L’arrestation d’Armel Sayo soulève une autre question : celle de la sélectivité dans l’application de la justice. De nombreux Centrafricains dénoncent une politique du “deux poids, deux mesures”. Alors que certains chefs de guerre sont pourchassés, d’autres continuent d’évoluer librement dans la capitale ou même au sein du gouvernement.
C’est le cas d’Hassan Bouba, visé par la Cour pénale spéciale pour des crimes de guerre. Bien qu’incarcéré un temps au Camp de Roux, il avait été libéré par des éléments russes et siège toujours au gouvernement. La semaine dernière encore, deux anciens chefs rebelles reconnus coupables de graves violations des droits humains ont signé un nouvel accord de paix avec les autorités.
Vers une justice équitable ou instrumentalisée ?

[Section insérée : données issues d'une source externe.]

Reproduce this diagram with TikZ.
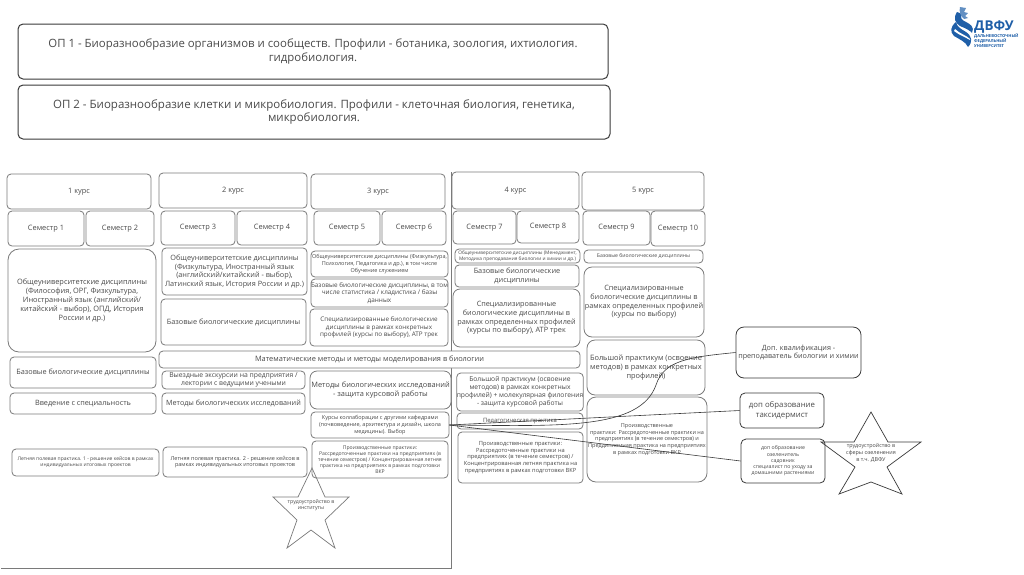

L’extradition d’Armel Sayo pourrait-elle inaugurer une nouvelle ère de reddition de comptes en Centrafrique, ou s’agit-il d’un nouvel épisode d’une justice à géométrie variable, utilisée comme levier politique ? La réponse dépendra, en grande partie, de la transparence du futur procès et du traitement réservé à d’autres figures de l’instabilité chronique du pays.